Mayor Kirk Caldwell’s bill to retrofit sprinkler installations in older residential high rises remains in limbo until a newly formed advisory committee presents its fire safety recommendations.
The Residential Fire Safety Advisory Committee will study new fire safety technologies and ways to reduce the cost of installing sprinklers.
It will also prioritize which of Honolulu’s 358 high rises without sprinklers are at greatest risk of a major fire. Some council members are considering requiring certain buildings to be retrofitted before others.
The committee plans to have its first meeting next month, but is waiting for the fire department to finalize its investigative report of the Marco Polo fire.
Critics of the bill say condo owners and associations can’t afford the cost, especially when older high rises often have infrastructure in need of an update.
Others worry about seniors living on fixed incomes and say it’s not legal to force owners to install sprinklers in their units.
Owners also complain about aesthetics and cost, Jane Sugimura, advisory committee member and president of the Hawaii Council of Associations of Apartment Owners, said last month.
Building height, numbers of units, and whether corridors are inside or outside determine how at-risk a high rise is, Honolulu Fire Chief Manny Neves said during Tuesday’s hearing.
The department’s investigative report should be finished in the next month, but Neves doesn’t believe anything in the report will help lawmakers make a decision.

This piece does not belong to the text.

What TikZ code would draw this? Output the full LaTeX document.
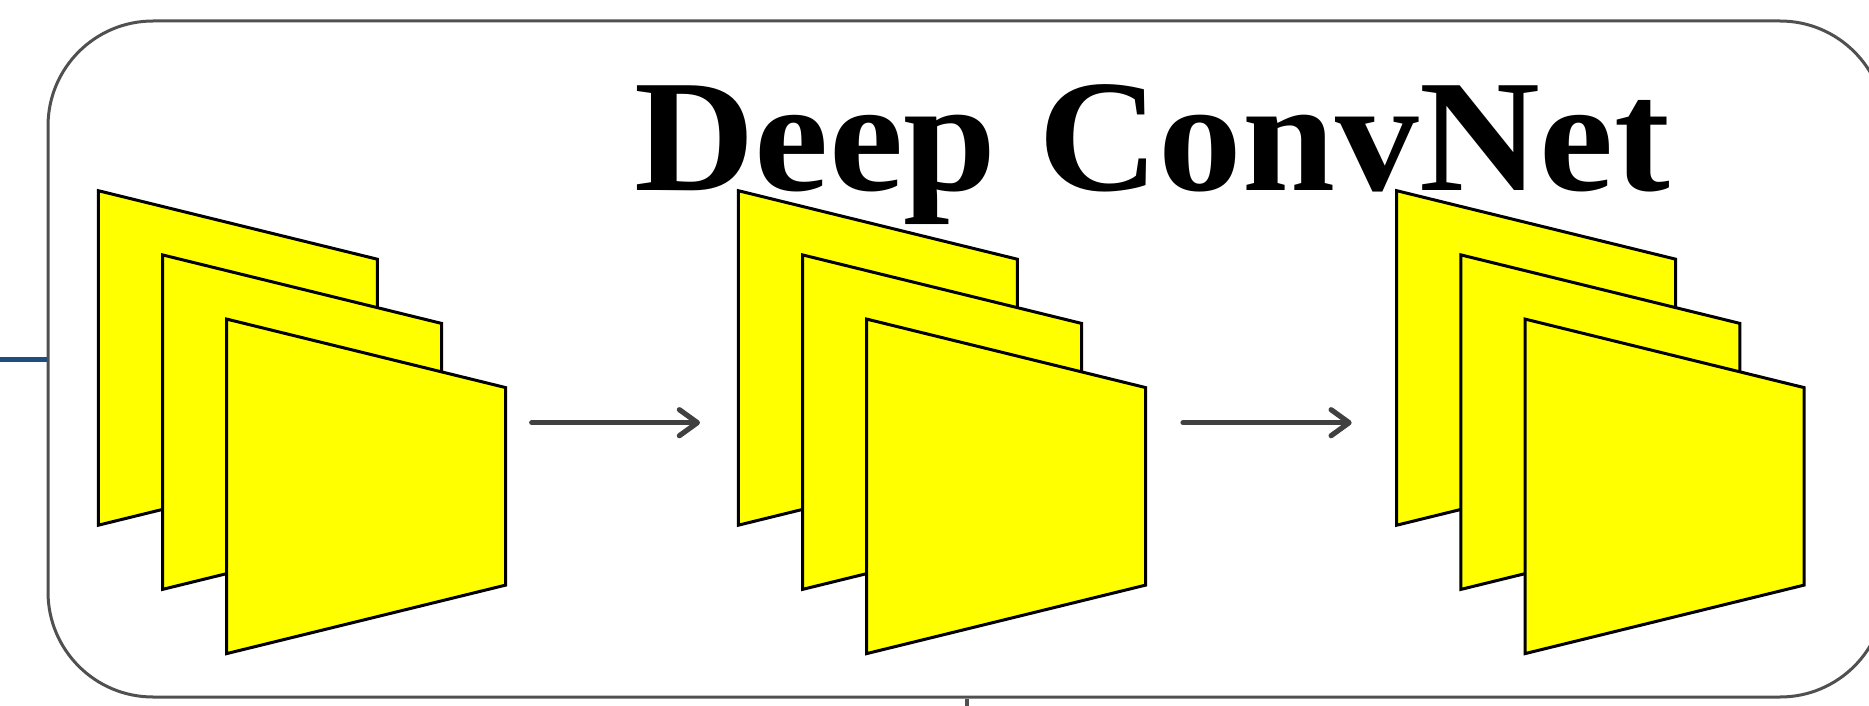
\documentclass[tikz,border=0pt]{standalone}
\usepackage{fontspec}
\setmainfont{Liberation Serif}
\usepackage{tikz}
\usetikzlibrary{positioning,arrows.meta}
\usepackage{xcolor}
\definecolor{boxgray}{RGB}{80,80,80}
\definecolor{arrgray}{RGB}{64,64,64}
\definecolor{feedblue}{RGB}{30,78,128}
\definecolor{mapyellow}{RGB}{255,255,0}

\begin{document}
\begin{tikzpicture}[x=0.5pt,y=-0.5pt,
    netbox/.style={draw=boxgray,line width=1.5pt,rounded corners=52.5pt,
      minimum width=918.5pt,minimum height=338pt,inner sep=0pt},
    fmap/.style={draw=black,fill=mapyellow,line width=1.5pt,line join=miter},
    flow/.style={draw=arrgray,line width=2.6pt,line cap=round,
      -{Straight Barb[length=9pt,width=13pt,round]}},
    title/.style={font=\bfseries\fontsize{80}{90}\selectfont,inner sep=0pt,xscale=1.045}]
      \useasboundingbox (0,0) rectangle (1869,706);
      \clip (0,0) rectangle (1869,706);
      % Outer box with its links
      \node[netbox] (convnet) at (966.5,359) {};
      \coordinate (feedin) at (0,359);
      \coordinate (feedout) at (966.5,720);
      \draw[feedblue,line width=2.5pt] (feedin) -- (convnet.west);
      \draw[boxgray,line width=2pt] (convnet.south) -- (feedout);
      % Title
      \node[title,anchor=base] (name) at (1152,191) {Deep ConvNet};
      % Feature maps
      \foreach \gx in {0,640,1298.4} {
        \foreach \k in {0,1,2} {
          \draw[fmap] ({98.3+\gx+64.2*\k},{190.7+64.2*\k}) -- ++(279,68.5)
            -- ++(0,197.5) -- ++(-279,68.5) -- cycle;
        }
      }
      % Arrows between layers
      \coordinate (l1out) at (531.7,422.7);
      \coordinate (l2in) at (700,422.7);
      \coordinate (l2out) at (1183,422.7);
      \coordinate (l3in) at (1351.7,422.7);
      \draw[flow] (l1out) -- (l2in);
      \draw[flow] (l2out) -- (l3in);
\end{tikzpicture}
\end{document}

He hopes to present the fire department’s recommendations to the council by the end of October, after the advisory committee has discussed options.
The fire department suggested the bill be amended to include references to the fire code, which specifies what fire safety measures are appropriate for certain types of buildings.
“It’s not a one-size-fits-all where one rule will fit on every building that we have,” Neves said. “Some buildings have more cement, some buildings have exterior corridors instead of interior, some have alarm systems already in place.”
The fire chief said he’s received “overwhelming support” from other departments that have addressed the issue. The National Fire Protection Association has partnered with the city fire department to research what other jurisdictions have done.
Other cities have installed sprinklers in common areas or require smoke detectors, said Assistant Fire Chief Socrates Bratakos. An engineer would need to determine whether a building should have sprinklers throughout the building.
Since 2006, there have been 111 fires affecting the structure of residential high rises in Honolulu. Buildings without sprinklers have accounted for $4.5 million of the $4.9 million lost in those fires, Bratakos said.
Sugimura, of the AOAO council, said many condos are already looking at ways to make their buildings safer, such as testing alarms.
“No condominium has money in their budget for retrofitting. None. Zero,” she said. “That’s because people don’t understand how condominiums do financing … (They’re) doing the budget now for 2018.”
Councilman Trevor Ozawa, whose district contains the most at-risk residential high rises, asked the fire department to provide incentives for sprinkler installation as the government does for installation of solar panels.
“In this case, we’re not spending money to save money,” he said. “People can’t make that connection. But I think the connection needs to made … that you’re going to spend money to save lives, and it could be your own.”
Caldwell also testified at Tuesday’s hearing, saying he “can’t think of a more horrific death than to be burned alive.”
The mayor suggested the Council give greater discounts to residents with fixed or low incomes, and require that riskier buildings be retrofitted sooner.
There are 36,000 residential high-rise units without sprinklers, he said, putting at risk the lives of firefighters and residents.
“I’m not wedded to any particular language, but I support the bill and I support it moving forward in an expeditious manner, and that we don’t let time slip by and the tragedy of Marco Polo will become a dim memory and no action will be taken,” Caldwell said.
The City Council originally called for the Residential Fire Safety Advisory Committee to be formed in November 2004 — three years after a fire at the Interstate Building on King Street, and three months prior to apartment fires in Makiki and Waikiki.
The latter fire left an elderly man dead. Resolution 195, which was adopted two weeks ago, asked the Fire Department to re-establish the fire safety committee.
In its 2005 report to the City Council, the Residential Fire Safety Advisory Committee presented 11 incentives for the installation of sprinklers and identified buildings that were built before 1975 without sprinklers. That year, Honolulu’s building codes were adjusted to require that new residential high-rises have sprinklers.
Those proposed incentives included a property tax credit, issuing low-interest loans and using savings from lower fire insurance rates to help fund sprinkler installation.
At a hearing last month, Department of Budget and Fiscal Services Director Nelson Koyanagi presented a few possible incentives, including using taxable bonds and allowing seniors on a fixed income to take out loans through the Community Development Block Grants program.
Councilwoman Ann Kobayashi said some council members with older residential high rises in their districts plan on holding a meeting on Saturday, Sept. 16 so the public can learn about other fire safety measures and possible opportunities for financing sprinklers.